Boyd Lampman is the proud owner of a very rare 1952 Studebaker Commander State convertible because, like he admitted, “I don’t drink or smoke”, so this car made a lot of sense in the vice department.


Boyd is the fourth owner of this rare Studey and he had some help from the Studebaker brotherhood deciphering the history of this unique car. The records suggest the original owner was the Attorney General for Pennsylvania when he took delivery of this then brand new ’52 Commander soft top.


There are many reasons to own an old car and Boyd’s reason was pretty basic—he knew who did the bodywork on this classic Studebaker and he called it a “good job”. Sometimes the simplest reasons are the best and this car met his expectations.


Boyd was clear on the process after he bought the car because he simply wanted “to make it safe”. This ’52 Studebaker was pristine on the outside but under the surface there were a few issues so Boyd itemized them and fixed them. He summed it up in one sentence, “The brakes were shot and the steering needed work”.




Basically Boyd had the whole undercarriage completely rebuilt so this Studey rides and handles like it did the day the Attorney General took delivery back in 1952.


Boyd was highly impressed with the results because now he can comfortably run the car at posted highway speeds with ease. He added, “It feels good and the overdrive keeps the engine from working too hard” so this car has delivered an honest 22 miles per gallon (imperial measure).


Studebaker was ahead of the curve with its competitors so this 232 cubic inch OHV V-8 was unique in an era when lower end cars ran flatheads or straight six cylinders.




Boyd had nothing but praise for the engine and the only thing he could say was that it takes a bit to start in the spring because the gas needs to pump through. There is no oil consumption and the only leaks are typical for an old car that sits all winter.


Boyd is realistic about the car’s comfort when it’s running with the top down and admits, “It’s good in the front but it’s a little windy in the back”. His grandkids would be able to confirm that experience because Boyd does take them for the occasional ride in his classic Studebaker.


This Studebaker goes to a fair number of local shows but Boyd said he could take this car anywhere because he knows it’s that reliable. He’s comfortable with a few summer runs and he’ll drive the car into the fall-weather permitting.

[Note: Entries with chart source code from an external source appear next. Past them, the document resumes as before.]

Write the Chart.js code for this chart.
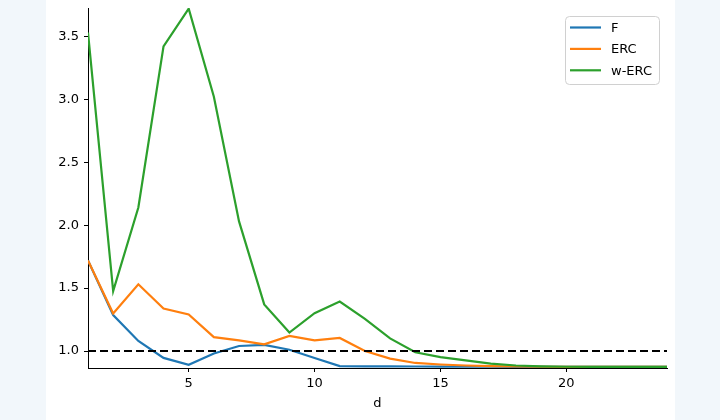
<!DOCTYPE html>
<html>
<head>
<meta charset="utf-8">
<script src="https://cdn.jsdelivr.net/npm/chart.js@4.4.0/dist/chart.umd.min.js"></script>
<style>
  html, body { margin: 0; padding: 0; background: #f2f7fb; }
  #panel { position: absolute; left: 46px; top: 0; width: 629px; height: 420px; background: #fff; }
</style>
</head>
<body>
<div id="panel"><canvas id="chart" width="629" height="420"></canvas></div>
<script>
// data
const dValues = [1, 2, 3, 4, 5, 6, 7, 8, 9, 10, 11, 12, 13, 14, 15, 16, 17, 18, 19, 20, 21, 22, 23, 24];
const fValues = [1.72, 1.285, 1.08, 0.945, 0.89, 0.98, 1.04, 1.048, 1.01, 0.945, 0.88, 0.878, 0.878, 0.877, 0.876, 0.875, 0.875, 0.874, 0.874, 0.874, 0.874, 0.874, 0.874, 0.874];
const ercValues = [1.72, 1.298, 1.53, 1.338, 1.29, 1.11, 1.085, 1.053, 1.12, 1.085, 1.104, 1.0, 0.94, 0.905, 0.893, 0.885, 0.88, 0.877, 0.875, 0.874, 0.874, 0.874, 0.874, 0.874];
const wercValues = [3.53, 1.476, 2.14, 3.42, 3.72, 3.02, 2.03, 1.37, 1.147, 1.3, 1.393, 1.255, 1.1, 0.99, 0.952, 0.925, 0.9, 0.885, 0.878, 0.875, 0.874, 0.874, 0.874, 0.874];
const refLevel = 1.0;
const xTicks = [5, 10, 15, 20];
const yTicks = [1.0, 1.5, 2.0, 2.5, 3.0, 3.5];

const toPoints = (ys) => ys.map((y, i) => ({ x: dValues[i], y: y }));
const font = { family: "DejaVu Sans", size: 13 };

// matplotlib-like legend box in the upper right
const boxLegend = {
  id: "boxLegend",
  afterDatasetsDraw(chart) {
    const ctx = chart.ctx;
    const area = chart.chartArea;
    const items = chart.data.datasets.filter((ds) => !ds.noLegend);
    ctx.save();
    ctx.font = "13px 'DejaVu Sans'";
    const maxW = Math.max(...items.map((ds) => ctx.measureText(ds.label).width));
    const boxW = 5 + 31 + 10 + maxW + 7;
    const boxH = 68;
    const right = area.right - 8;
    const left = right - boxW;
    const top = area.top + 8;
    ctx.beginPath();
    ctx.roundRect(left + 0.5, top + 0.5, boxW, boxH, 4);
    ctx.fillStyle = "rgba(255,255,255,0.8)";
    ctx.fill();
    ctx.strokeStyle = "#d0d0d0";
    ctx.lineWidth = 1;
    ctx.stroke();
    items.forEach((ds, i) => {
      const y = top + 11.5 + i * 21.4;
      ctx.beginPath();
      ctx.moveTo(left + 5, y);
      ctx.lineTo(left + 36, y);
      ctx.strokeStyle = ds.borderColor;
      ctx.lineWidth = 2.2;
      ctx.stroke();
      ctx.fillStyle = "#000";
      ctx.textBaseline = "middle";
      ctx.fillText(ds.label, left + 46, y + 1);
    });
    ctx.restore();
  },
};

new Chart(document.getElementById("chart"), {
  type: "line",
  data: {
    datasets: [
      {
        label: "ref",
        noLegend: true,
        data: [{ x: dValues[0], y: refLevel }, { x: dValues[dValues.length - 1], y: refLevel }],
        borderColor: "#000",
        borderWidth: 2.2,
        borderDash: [8, 4],
        pointRadius: 0,
        order: 1,
      },
      {
        label: "F",
        data: toPoints(fValues),
        borderColor: "#1f77b4",
        borderWidth: 2.2,
        pointRadius: 0,
        order: 4,
      },
      {
        label: "ERC",
        data: toPoints(ercValues),
        borderColor: "#ff7f0e",
        borderWidth: 2.2,
        pointRadius: 0,
        order: 3,
      },
      {
        label: "w-ERC",
        data: toPoints(wercValues),
        borderColor: "#2ca02c",
        borderWidth: 2.2,
        pointRadius: 0,
        order: 2,
      },
    ],
  },
  options: {
    responsive: false,
    animation: false,
    layout: { padding: { top: 8, right: 8, left: 0, bottom: 0 } },
    plugins: {
      legend: { display: false },
      tooltip: { enabled: false },
    },
    scales: {
      x: {
        type: "linear",
        min: 1,
        max: 24,
        afterBuildTicks: (scale) => { scale.ticks = xTicks.map((v) => ({ value: v })); },
        afterFit: (scale) => { scale.height = 52; scale.paddingLeft = 0; scale.paddingRight = 0; },
        grid: { display: true, drawOnChartArea: false, drawTicks: true, tickLength: 4, color: "#000" },
        border: { display: true, color: "#000", width: 1 },
        ticks: { color: "#000", font: font, padding: 4, maxRotation: 0 },
        title: { display: true, text: "d", color: "#000", font: font, padding: { top: 4, bottom: 9 } },
      },
      y: {
        type: "linear",
        min: 0.865,
        max: 3.725,
        afterBuildTicks: (scale) => { scale.ticks = yTicks.map((v) => ({ value: v })); },
        afterFit: (scale) => { scale.width = 42; scale.paddingTop = 0; scale.paddingBottom = 0; },
        grid: { display: true, drawOnChartArea: false, drawTicks: true, tickLength: 4, color: "#000" },
        border: { display: true, color: "#000", width: 1 },
        ticks: { color: "#000", font: font, padding: 5, callback: (v) => v.toFixed(1) },
      },
    },
  },
  plugins: [boxLegend],
});
</script>
</body>
</html>
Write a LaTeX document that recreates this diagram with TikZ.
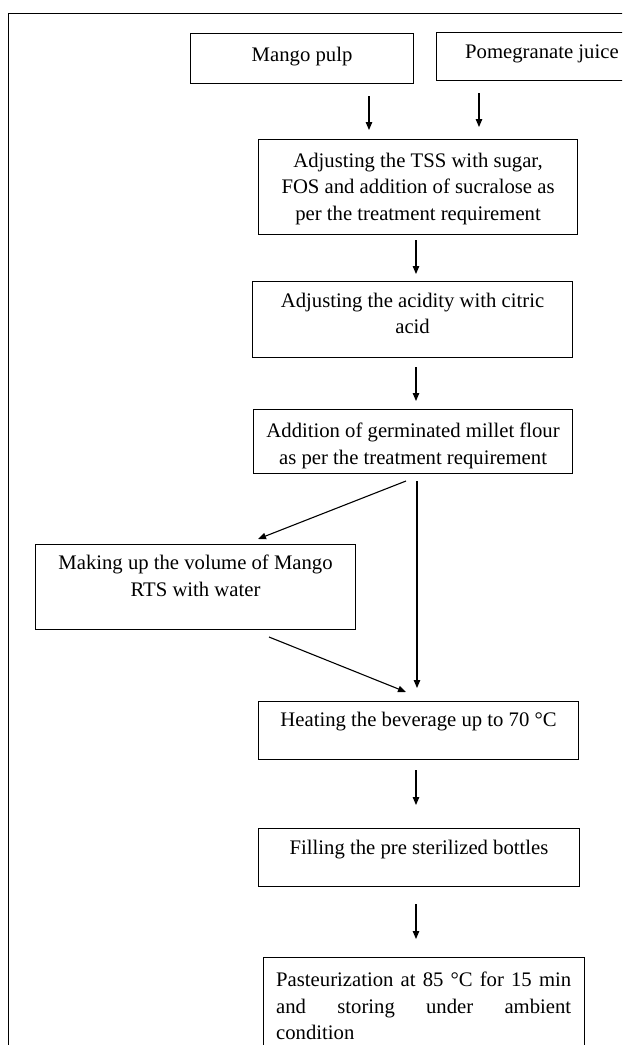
\documentclass[tikz,border=0pt]{standalone}
\usepackage{fontspec}
\setmainfont{Liberation Serif}
\usetikzlibrary{arrows.meta,calc}
\begin{document}
\begin{tikzpicture}[x=1pt,y=-1pt,
  box/.style={draw, line width=1.1pt, inner sep=0pt, anchor=north west},
  txt/.style={inner sep=0pt, align=center, anchor=north, font=\fontsize{20.7}{26.3}\selectfont},
  arr/.style={line width=1.1pt, -{Triangle[length=8pt,width=6.5pt]}}]
\useasboundingbox (0,0) rectangle (622,1045);
\clip (0,0) rectangle (622,1045);
% outer frame
\draw[line width=1pt] (660,13) -- (8.5,13) -- (8.5,1080);
% boxes
\node[box, minimum width=223pt, minimum height=50pt] (mango) at (190,33) {};
\node[box, minimum width=210pt, minimum height=48pt] (pom) at (436,32) {};
\node[box, minimum width=319pt, minimum height=95pt] (tss) at (258,139) {};
\node[box, minimum width=320pt, minimum height=76pt] (acid) at (252,281) {};
\node[box, minimum width=319pt, minimum height=64pt] (add) at (253,409) {};
\node[box, minimum width=320pt, minimum height=85pt] (make) at (35,544) {};
\node[box, minimum width=320pt, minimum height=58pt] (heat) at (258,701) {};
\node[box, minimum width=321pt, minimum height=58pt] (fill) at (258,828) {};
\node[box, minimum width=321pt, minimum height=110pt] (past) at (263,957) {};
% texts
\node[txt] (mangoT) at ($(mango.north)+(0,14)$) {Mango pulp};
\node[txt, anchor=north west] (pomT) at ($(pom.north west)+(29,13)$) {Pomegranate juice};
\node[txt] (tssT) at ($(tss.north)+(0,14)$) {Adjusting the TSS with sugar,\\FOS and addition of sucralose as\\per the treatment requirement};
\node[txt] (acidT) at ($(acid.north)+(0,12)$) {Adjusting the acidity with citric\\acid};
\node[txt] (addT) at ($(add.north)+(0,14)$) {Addition of germinated millet flour\\as per the treatment requirement};
\node[txt] (makeT) at ($(make.north)+(0,11)$) {Making up the volume of Mango\\RTS with water};
\node[txt] (heatT) at ($(heat.north)+(0,11)$) {Heating the beverage up to 70 °C};
\node[txt] (fillT) at ($(fill.north)+(0,12)$) {Filling the pre sterilized bottles};
\node[txt, align=left, anchor=north west] (pastT) at ($(past.north west)+(13,15)$)
  {\makebox[295pt][s]{Pasteurization at 85 °C for 15 min}\\\makebox[295pt][s]{and storing under ambient}\\condition};
% connector end points
\coordinate (a1s) at (369,96);  \coordinate (a1e) at (369,130);
\coordinate (a2s) at (479,93);  \coordinate (a2e) at (479,127);
\coordinate (a3s) at (416,240); \coordinate (a3e) at (416,274);
\coordinate (a4s) at (416,367); \coordinate (a4e) at (416,401);
\coordinate (a5s) at (406,481); \coordinate (a5e) at (258,539);
\coordinate (a6s) at (417,481); \coordinate (a6e) at (417,688);
\coordinate (a7s) at (269,637); \coordinate (a7e) at (406,692);
\coordinate (a8s) at (416,770); \coordinate (a8e) at (416,805);
\coordinate (a9s) at (416,904); \coordinate (a9e) at (416,939);
\draw[arr] (a1s) -- (a1e);
\draw[arr] (a2s) -- (a2e);
\draw[arr] (a3s) -- (a3e);
\draw[arr] (a4s) -- (a4e);
\draw[arr] (a5s) -- (a5e);
\draw[arr] (a6s) -- (a6e);
\draw[arr] (a7s) -- (a7e);
\draw[arr] (a8s) -- (a8e);
\draw[arr] (a9s) -- (a9e);
\end{tikzpicture}
\end{document}
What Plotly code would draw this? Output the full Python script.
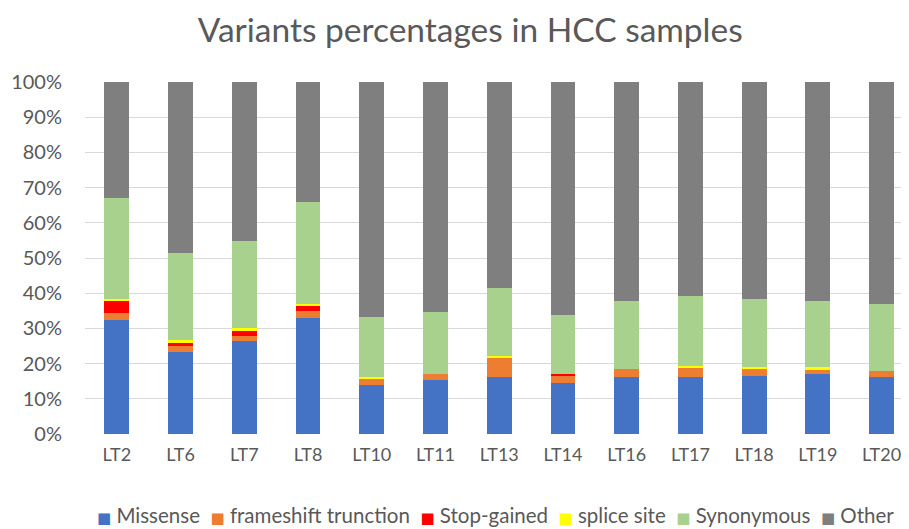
import plotly.graph_objects as go

samples = ["LT2", "LT6", "LT7", "LT8", "LT10", "LT11", "LT13", "LT14", "LT16", "LT17", "LT18", "LT19", "LT20"]
missense = [32.4, 23.4, 26.5, 32.9, 13.9, 15.3, 16.2, 14.4, 16.2, 16.2, 16.6, 17.0, 16.2]
frameshift = [1.9, 1.7, 1.3, 2.1, 1.9, 1.7, 5.3, 2.1, 2.3, 2.6, 1.9, 1.4, 1.8]
stop_gained = [3.6, 1.0, 1.5, 1.4, 0.0, 0.0, 0.0, 0.5, 0.0, 0.0, 0.0, 0.0, 0.0]
splice_site = [0.5, 0.5, 0.8, 0.5, 0.5, 0.0, 0.7, 0.0, 0.0, 0.5, 0.5, 0.5, 0.0]
synonymous = [28.6, 24.8, 24.7, 29.0, 17.0, 17.8, 19.3, 16.8, 19.4, 20.0, 19.3, 19.0, 19.0]
other = [33.0, 48.6, 45.2, 34.1, 66.7, 65.2, 58.5, 66.2, 62.1, 60.7, 61.7, 62.1, 63.0]

series_names = ["Missense", "frameshift trunction", "Stop-gained", "splice site", "Synonymous", "Other"]
series_values = [missense, frameshift, stop_gained, splice_site, synonymous, other]
series_colors = ["#4472C4", "#ED7D31", "#FF0000", "#FFFF00", "#A9D18E", "#7F7F7F"]

FONT = "Lato"
fig = go.Figure()
for name, vals, color in zip(series_names, series_values, series_colors):
    fig.add_trace(go.Bar(
        x=samples, y=[v / 100 for v in vals], name=name,
        marker=dict(color=color, line=dict(width=0)),
        showlegend=False,
    ))

# Legend drawn as a single line of text with coloured squares (compact, like the original)
NB = "\u00a0"
legend_parts = []
for name, color in zip(series_names, series_colors):
    legend_parts.append(
        f'<span style="color:{color};font-family:DejaVu Sans;font-size:15px">■</span>{NB}{name}'
    )
legend_text = (NB * 2).join(legend_parts)

fig.add_annotation(
    text=legend_text, xref="paper", yref="paper", x=0.4976, y=-0.23,
    xanchor="center", yanchor="middle", showarrow=False,
    font=dict(family=FONT, size=20.5, color="#595959"),
)

fig.update_layout(
    barmode="stack",
    bargap=0.61,
    width=901, height=521,
    margin=dict(l=77, r=0, t=74, b=95),
    paper_bgcolor="white", plot_bgcolor="white",
    title=dict(text="Variants percentages in HCC samples", x=0.513, xanchor="center",
               y=0.958, yanchor="middle",
               font=dict(family=FONT, size=33.5, color="#595959")),
    font=dict(family=FONT, color="#595959"),
    xaxis=dict(range=[-0.5, 12.43], showgrid=False, showline=False, ticks="",
               tickfont=dict(size=18, color="#595959"), ticklabelstandoff=8),
    yaxis=dict(range=[0, 1], dtick=0.1, tickformat=".0%", showgrid=True,
               gridcolor="#D9D9D9", gridwidth=1, zeroline=False, showline=False,
               tickfont=dict(size=20, color="#595959"), ticks="",
               ticklabelstandoff=22),
    showlegend=False,
)
fig.write_html("out.html")
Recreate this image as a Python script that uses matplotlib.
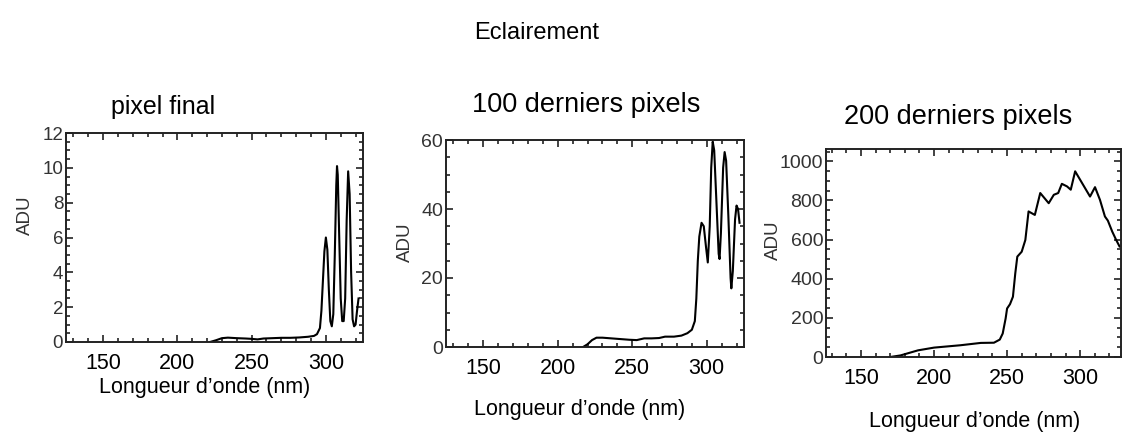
import matplotlib.pyplot as plt
from matplotlib.ticker import MultipleLocator

plt.rcParams['font.family'] = ['Liberation Sans', 'DejaVu Sans']

# ---- data ----
# pixel final
wl_final = [222, 226, 230, 234, 240, 246, 250, 254, 258, 264, 270, 276, 282, 288, 292, 294,
            296, 297, 298, 299, 300, 301, 302, 303, 304, 305, 306, 307, 307.5, 308, 309, 310,
            311, 312, 313, 314, 315, 316, 317, 318, 319, 320, 321, 322]
adu_final = [0.0, 0.1, 0.22, 0.25, 0.22, 0.2, 0.18, 0.15, 0.2, 0.22, 0.24, 0.24, 0.26, 0.3, 0.35, 0.45,
             0.8, 1.8, 3.5, 5.2, 6.0, 5.3, 3.0, 1.2, 0.9, 1.6, 5.0, 9.0, 10.1, 9.6, 6.0, 2.5,
             1.2, 1.2, 2.5, 7.0, 9.8, 8.5, 4.0, 1.3, 0.9, 1.0, 1.8, 2.5]

# 100 derniers pixels
wl_100 = [217, 220, 223, 226, 230, 236, 242, 248, 253, 258, 263, 268, 272, 278, 283, 287,
          290, 292, 293, 294, 295, 296.5, 298, 299.5, 300.7, 302, 303, 304, 305, 306.5, 308,
          308.6, 309.5, 311, 312, 313, 314.5, 316, 316.5, 317.5, 319, 320, 321, 322]
adu_100 = [0, 0.8, 2.0, 2.7, 2.7, 2.5, 2.3, 2.1, 2.0, 2.5, 2.5, 2.6, 3.0, 3.0, 3.3, 4.0,
           5.0, 7.5, 14, 25, 32, 36, 35, 29, 24.5, 35, 52, 59.5, 57, 42, 27,
           25.5, 33, 52, 56.5, 54, 38, 20, 17, 22, 37, 41, 40, 36]

# 200 derniers pixels
wl_200 = [170, 177, 189, 200, 218, 232, 241, 245, 247, 249, 250, 252, 254, 255.6, 257,
          260, 262.5, 264.7, 269, 272.7, 278.5, 282, 285, 287.5, 291, 293.6, 296.6, 300,
          303.4, 306.8, 310.2, 313.6, 317, 319, 322, 324.7, 327]
adu_200 = [0, 8, 34, 48, 60, 72, 73, 89, 120, 197, 248, 270, 308, 427, 513,
           538, 598, 744, 726, 838, 786, 829, 838, 885, 872, 855, 949, 906,
           863, 820, 868, 803, 718, 697, 641, 598, 565]

fig = plt.figure(figsize=(11.23, 4.34), dpi=100)
W, H = 1123, 434


def px_axes(l, t, r, b):
    return fig.add_axes([l / W, 1 - b / H, (r - l) / W, (b - t) / H])


def ftext(x, y, s, **kw):
    fig.text(x / W, 1 - y / H, s, ha='center', va='center', **kw)


def style(ax, xlim, ylim, ymaj, ymin, ysize):
    ax.set_xlim(*xlim)
    ax.set_ylim(*ylim)
    ax.xaxis.set_major_locator(MultipleLocator(50))
    ax.xaxis.set_minor_locator(MultipleLocator(10))
    ax.yaxis.set_major_locator(MultipleLocator(ymaj))
    ax.yaxis.set_minor_locator(MultipleLocator(ymin))
    ax.tick_params(which='both', direction='in', top=True, right=True, color='#222222')
    ax.tick_params(which='major', length=5, width=1.2)
    ax.tick_params(which='minor', length=3, width=1.2)
    ax.tick_params(axis='x', labelsize=15.5, pad=8)
    ax.tick_params(axis='y', labelsize=ysize, pad=2, labelcolor='#333333')
    for sp in ax.spines.values():
        sp.set_linewidth(1.4)
        sp.set_color('#222222')


# panel 1
ax1 = px_axes(66, 133, 363, 342)
ax1.plot(wl_final, adu_final, color='black', lw=1.5)
style(ax1, (125, 325), (0, 12), 2, 0.5, 13.5)

# panel 2
ax2 = px_axes(446, 140, 744, 347)
ax2.plot(wl_100, adu_100, color='black', lw=1.5)
style(ax2, (125, 325), (0, 60), 20, 5, 14)

# panel 3
ax3 = px_axes(826, 149, 1121, 357)
ax3.plot(wl_200, adu_200, color='black', lw=1.5)
style(ax3, (126, 328), (0, 1063), 200, 50, 14)

# titles and labels
ftext(537, 33, 'Eclairement', fontsize=17)
ftext(163, 107, 'pixel final', fontsize=18)
ftext(586, 105, '100 derniers pixels', fontsize=19.5)
ftext(958, 117, '200 derniers pixels', fontsize=19.5)

xl = 'Longueur d\u2019onde (nm)'
ftext(205, 388, xl, fontsize=15.5)
ftext(580, 410, xl, fontsize=15.5)
ftext(975, 421, xl, fontsize=15.5)

ftext(25, 215, 'ADU', fontsize=13.5, rotation=90, color='#333333')
ftext(405, 242, 'ADU', fontsize=13.5, rotation=90, color='#333333')
ftext(773, 240, 'ADU', fontsize=13.5, rotation=90, color='#333333')

fig.savefig('out.png', dpi=100, facecolor='white')
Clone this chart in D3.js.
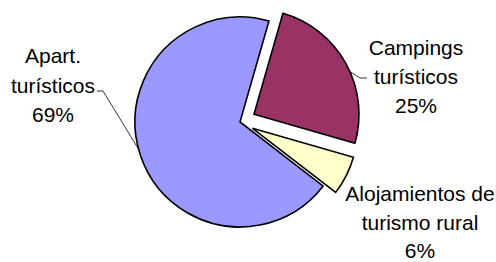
<!DOCTYPE html>
<html>
<head>
<meta charset="utf-8">
<script src="https://cdn.jsdelivr.net/npm/d3@7"></script>
<style>
  body { margin: 0; background: #fff; }
  svg { display: block; }
  text { font-family: "Liberation Sans", Arial, sans-serif; font-size: 21px; fill: #000; }
</style>
</head>
<body>
<div id="chart"></div>
<script>
const width = 496, height = 262,
    cx = 240, cy = 122, radius = 105,
    start_deg = 16

// data
const categories = ["Campings turísticos", "Alojamientos de turismo rural", "Apart. turísticos"]
const values = [25, 6, 69]
const colors = ["#993366", "#FFFFCC", "#9999FF"]
const explode = [16, 14, 0]

// label layout (center x, first baseline y, line step, text lines)
const label_lines = [
    ["Campings", "turísticos", "25%"],
    ["Alojamientos de", "turismo rural", "6%"],
    ["Apart.", "turísticos", "69%"],
]
const label_pos = [[416, 55, 29], [420, 201, 28.5], [53, 63, 29.5]]
// leader: angle on the slice edge (deg), elbow point, end point
const leaders = [
    {deg: 66, elbow: [360, 78], end: [367, 78]},
    null,
    {deg: 255, elbow: [103, 91], end: [97, 91]},
]

const rad = d => d * Math.PI / 180

const svg = d3.select("#chart")
    .append("svg")
    .attr("width", width)
    .attr("height", height)

const pie = d3.pie()
    .sort(null)
    .startAngle(rad(start_deg))
    .endAngle(rad(start_deg) + 2 * Math.PI)

const arcs = pie(values)

const arc = d3.arc()
    .innerRadius(0)
    .outerRadius(radius)

const g = svg.append("g")
    .attr("transform", "translate(" + cx + "," + cy + ")")

function offset(d, i) {
    let a = (d.startAngle + d.endAngle) / 2
    return d3.pointRadial(a, explode[i])
}

g.selectAll("path")
    .data(arcs)
    .enter()
    .append("path")
    .attr("d", arc)
    .attr("transform", (d, i) => {
        let p = offset(d, i)
        return "translate(" + p[0] + "," + p[1] + ")"
    })
    .attr("fill", (d, i) => colors[i])
    .attr("stroke", "#000")
    .attr("stroke-width", 1.6)
    .attr("stroke-linejoin", "miter")

// leader lines
arcs.forEach((d, i) => {
    let l = leaders[i]
    if (!l) return
    let o = offset(d, i)
    let p = d3.pointRadial(rad(l.deg), radius)
    let pts = [[cx + o[0] + p[0], cy + o[1] + p[1]], l.elbow, l.end]
    svg.append("path")
        .attr("d", d3.line()(pts))
        .attr("fill", "none")
        .attr("stroke", "#000")
        .attr("stroke-width", 0.8)
})

// labels
const labels = svg.selectAll("text.lbl")
    .data(arcs)
    .enter()
    .append("text")
    .attr("class", "lbl")
    .attr("text-anchor", "middle")

labels.each(function (d, i) {
    let t = d3.select(this)
    let [x, y, step] = label_pos[i]
    label_lines[i].forEach((s, k) => {
        t.append("tspan")
            .attr("x", x)
            .attr("y", y + k * step)
            .text(s)
    })
})
</script>
</body>
</html>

Boyd is a typical car guy because he knows his car is never 100% done because he had a problem with his convertible roof and the replacement top wasn’t correct so that item is still in the pending file. He also wants to redo the seats because he admits he’s “sitting on springs”.




Boyd explained how this car will be his , “as long as I own it” and that makes sense because he admitted he “probably had a little more in it than I should”.

In the end, despite the cost you could call this classic Studebaker a good kind of vice.